= Otto Gelert =

Danish pharmacist and botanist (1862–1899)

Otto Christian Leonor Gelert (9 November 1862 in Nybøl on Sundeved peninsula - 20 March 1899 in Copenhagen) was a Danish pharmacist and botanist, who specialized in plant floristics and systematics. He was a brother of sculptor Johannes Gelert.

In 1883 he received his degree in pharmacy and subsequently worked as a druggist in the communities of Ribe and Horsens. In 1885 he started to co-edit the exsiccata series Rubi exsiccati Daniae et Slesvigiae together with Peter Kristian Nicolaj Friderichsen. From 1894 he worked as chemist at a sugar refinery in Tangermünde, Germany. During the latter part of his career he worked at the botanical museum in Copenhagen. In 1897 he took a scientific excursion to the Canary Islands. In 1899 he died of tuberculosis in Copenhagen, aged 36.

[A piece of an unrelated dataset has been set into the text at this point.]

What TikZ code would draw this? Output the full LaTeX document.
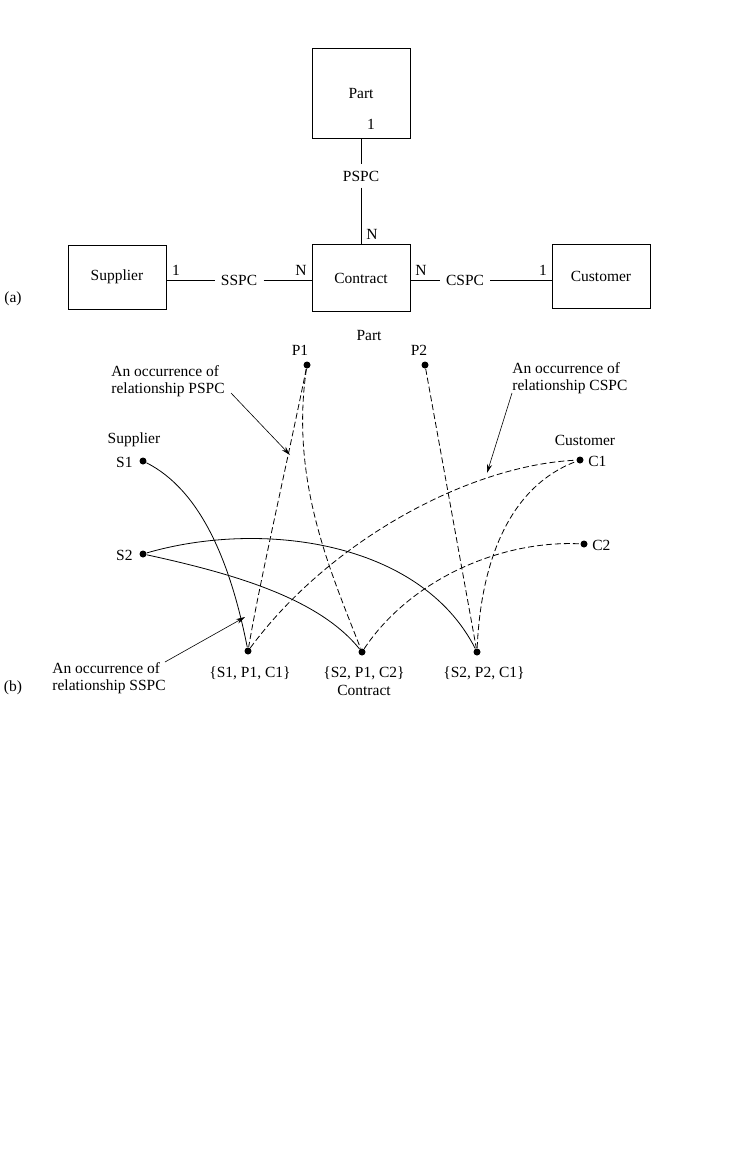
\documentclass[tikz,border=0pt]{standalone}
\usepackage{fontspec}
\setmainfont{Liberation Serif}
\usetikzlibrary{arrows.meta}
\begin{document}
\begin{tikzpicture}[x=1pt,y=-1pt,line width=0.8pt,
  box/.style={draw,minimum width=98pt,minimum height=64pt,inner sep=0},
  lab/.style={inner sep=1pt},
  rel/.style={inner sep=6pt},
  dot/.style={circle,fill,inner sep=0,minimum size=7pt},
  dsh/.style={dashed,dash pattern=on 6pt off 3pt},
  arr/.style={-{Stealth[length=9pt,width=5pt]}},
  every node/.style={font=\fontsize{15.5}{17}\selectfont}]
\useasboundingbox (0,0) rectangle (736,1173);
% (a)
\node[box,minimum height=90pt] (part) at (361,93) {Part};
\node[box] (sup) at (117,277) {Supplier};
\node[box,minimum height=67pt] (con) at (361,278) {Contract};
\node[box] (cus) at (601,276) {Customer};
\node[rel] (pspc) at (361,176) {PSPC};
\node[rel] (sspc) at (239,280) {SSPC};
\node[rel] (cspc) at (465,280) {CSPC};
\draw (part) -- (pspc) -- (con);
\draw (sup.east |- sspc) -- (sspc) -- (con.west |- sspc);
\draw (con.east |- cspc) -- (cspc) -- (cus.west |- cspc);
\node[lab] at (371,124) {1};
\node[lab] at (372,234) {N};
\node[lab] at (176,270) {1};
\node[lab] at (301,270) {N};
\node[lab] at (421,270) {N};
\node[lab] at (543,270) {1};
\node[lab] at (13,299) {(a)};
% (b)
\node[lab] at (369,335) {Part};
\node[dot] (p1) at (307,365) {}; \node[lab] at (300,350) {P1};
\node[dot] (p2) at (425,365) {}; \node[lab] at (419,350) {P2};
\node[lab] at (134,440) {Supplier};
\node[lab] at (585,440) {Customer};
\node[dot] (s1) at (143,461) {}; \node[lab,anchor=east] at (134,462) {S1};
\node[dot] (s2) at (143,554) {}; \node[lab,anchor=east] at (134,555) {S2};
\node[dot] (c1) at (580,460) {}; \node[lab,anchor=west] at (587,461) {C1};
\node[dot] (c2) at (584,544) {}; \node[lab,anchor=west] at (591,545) {C2};
\node[dot] (k1) at (248,651) {}; \node[lab] at (250,673) {\{S1, P1, C1\}};
\node[dot] (k2) at (362,652) {}; \node[lab] at (364,673) {\{S2, P1, C2\}};
\node[dot] (k3) at (477,652) {}; \node[lab] at (484,673) {\{S2, P2, C1\}};
\node[lab] at (364,690) {Contract};
\node[lab] at (13,688) {(b)};
% solid
\draw (s1) .. controls (200,490) and (230,560) .. (k1);
\draw (s2) .. controls (260,520) and (420,540) .. (k3);
\draw (s2) .. controls (240,575) and (320,600) .. (k2);
% dashed
\draw[dsh] (p1) .. controls (290,450) and (260,580) .. (k1);
\draw[dsh] (p1) .. controls (290,480) and (330,570) .. (k2);
\draw[dsh] (p2) -- (k3);
\draw[dsh] (k1) .. controls (330,540) and (470,465) .. (c1);
\draw[dsh] (k2) .. controls (410,580) and (500,540) .. (c2);
\draw[dsh] (k3) .. controls (480,580) and (500,490) .. (c1);
% annotations
\node[lab,align=left,anchor=north west] (apspc) at (110,364) {An occurrence of\\relationship PSPC};
\node[lab,align=left,anchor=north west] (acspc) at (511,361) {An occurrence of\\relationship CSPC};
\node[lab,align=left,anchor=north west] (asspc) at (51,661) {An occurrence of\\relationship SSPC};
\coordinate (f1) at (231,393);
\coordinate (f2) at (512,393);
\coordinate (f3) at (165,662);
\coordinate (t1) at (290,455);
\coordinate (t2) at (487,473);
\coordinate (t3) at (245,617);
\draw[arr,line width=0.6pt] (f1) -- (t1);
\draw[arr,line width=0.6pt] (f2) -- (t2);
\draw[arr,line width=0.6pt] (f3) -- (t3);
\end{tikzpicture}
\end{document}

Plants with the specific epithet of gelertii commemorate his name, and example being Taraxacum gelertii.

== Published works ==
- Danmarks og Slesvigs Rubi, (with Kristian Friderichsen), 1887 - Danish and Schleswig Rubus.
- Studier over Slægten Batrachium, 1896 - Studies of the genus Batrachium.
- "Notes on Arctic Plants", in: Botanisk Tidsskrift, vol. 21, 1898.
- "Flora arctica, containing descriptions of the flowering plants and ferns found in the Arctic regions, with their distribution in these countries", 1902 (edited by Carl Hansen Ostenfeld).